In both cases the payment of interest by the firm to such a partner is as a partner no matter who really has the beneficial interest in such payments. Section 40 (b) of the Act would, therefore, apply to the payment of interest to the three partners who were partners in their capacity as kartas of huf and had deposited their individual money in the firm. " This has been followed by the same Court in CIT vs. G. L. Surajpal 1985 Taxman 385 by the Andhra Pradesh High Court in CIT vs. T. Veeraiah and Narasimrulu, 106 ITR 283, by madras High Court in Dwarkadas Rameshwar Goenka vs. CIT, 127 ITR 397, by the delhi High Court in Sanghi Motors vs. CIT, 135 ITR 359, by this Court in Jalamchand mangilal vs. CIT (supra) and by the Kamataka High Court in CIT vs.
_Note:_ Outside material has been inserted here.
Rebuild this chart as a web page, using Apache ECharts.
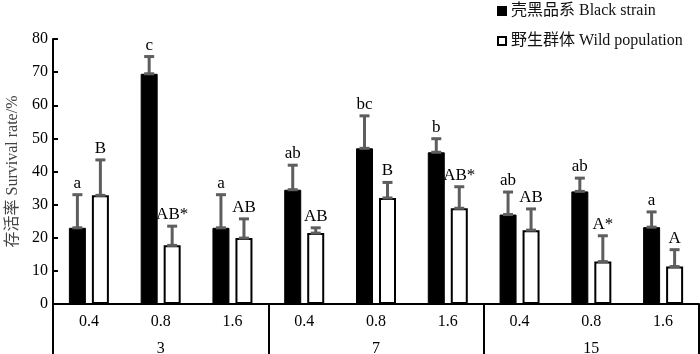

Khoday Eswarea and Sons, 152 ITR 423. We are of the opinion that the view taken in these series of cases do not lay down the correct law as has been made clear by the Explanations which have been added to Section 40 (b) by the Taxation Laws (Amendment) Act, 1984. ( 6. ) WE, therefore, opine that the Gujarat Full Bench decision in Chhotalal and Co. vs. CIT (supra) lays down the correct law as has been made clear by the Andhra Pradesh high Court in N. T. R. Estate vs. CIT (supra) and by this Court in Balchand Hashmatrai and Co. vs. CIT (supra) that if a person is a partner in a firm in a representative capacity and if such partner lends to the partnership monies belonging to him individually, then the interest paid to such partner on the monies lent by him is not liable to be added back under Section 40 (b) of the Act. Order accordingly.